His latest attempt is a letter, sent to all members of the House of Representatives and co-signed by eighty-nine other law professors (six from Harvard), calling for Congressional hearings to decide whether HUAC should be given its annual appropriation.
Countryman is chairman of the National Committee to Abolish HUAC, but the five letters and one petition he has written attacking HUAC in the past year were on his own initiative,. independent of his national committee, he said yesterday.
Speaks Out
"Whenever an appropriate occasion arises to speak out against HUAC, I do so," Countryman explained. "It's a war of attrition. When the battle started, there was one Congressman with us; now there are ninety."
His current letter charges the Committee with violating its own rules, the rules of the House, and the U.S. Constitution. It further contends that the 1948 Congressional resolution that authorized HUAC is a violation of the First Amendment.
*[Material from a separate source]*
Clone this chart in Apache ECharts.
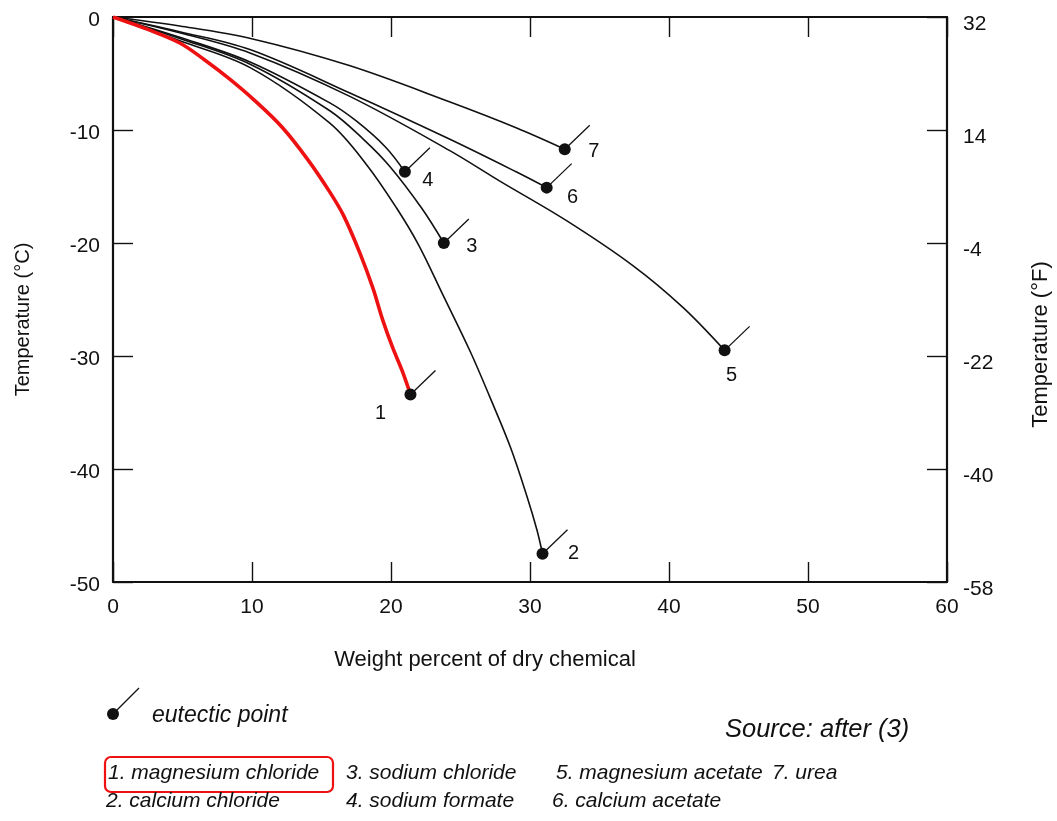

For these reasons, the letter asks the Committee on House Administration -- which is meeting this week -- to hold hearings on the HUAC appropriation request. He considers the prospects for such hearings "unlikely," because there is no precedent for the investigation of one House Committee by another.
In the fall, Countryman circulated throughout the University a petition calling for HUAC's abolition and sent copies to all 435 U.S. Representatives.
Stamler
The first letter in his "war" condemned the Committee's contempt proceedings against Arthur Stamler, a noted Chicago cardiologist. The United States Court of Appeals for the Seventh Circuit in Chicago has convened a three-judge district court to hear Stamler's constitutional arguments against HUAC.
Countryman has already received a reply to the latest letter. Rep. Samuel N. Friedel (D.-Md.), chairman of the Sub-Committee on Accounts of the House Administration Committee, reported that his committee cut $50,000 from HUAC's original $400,000 request. Friedel gave no indication, however, that the cut was motivated by Countryman's letter.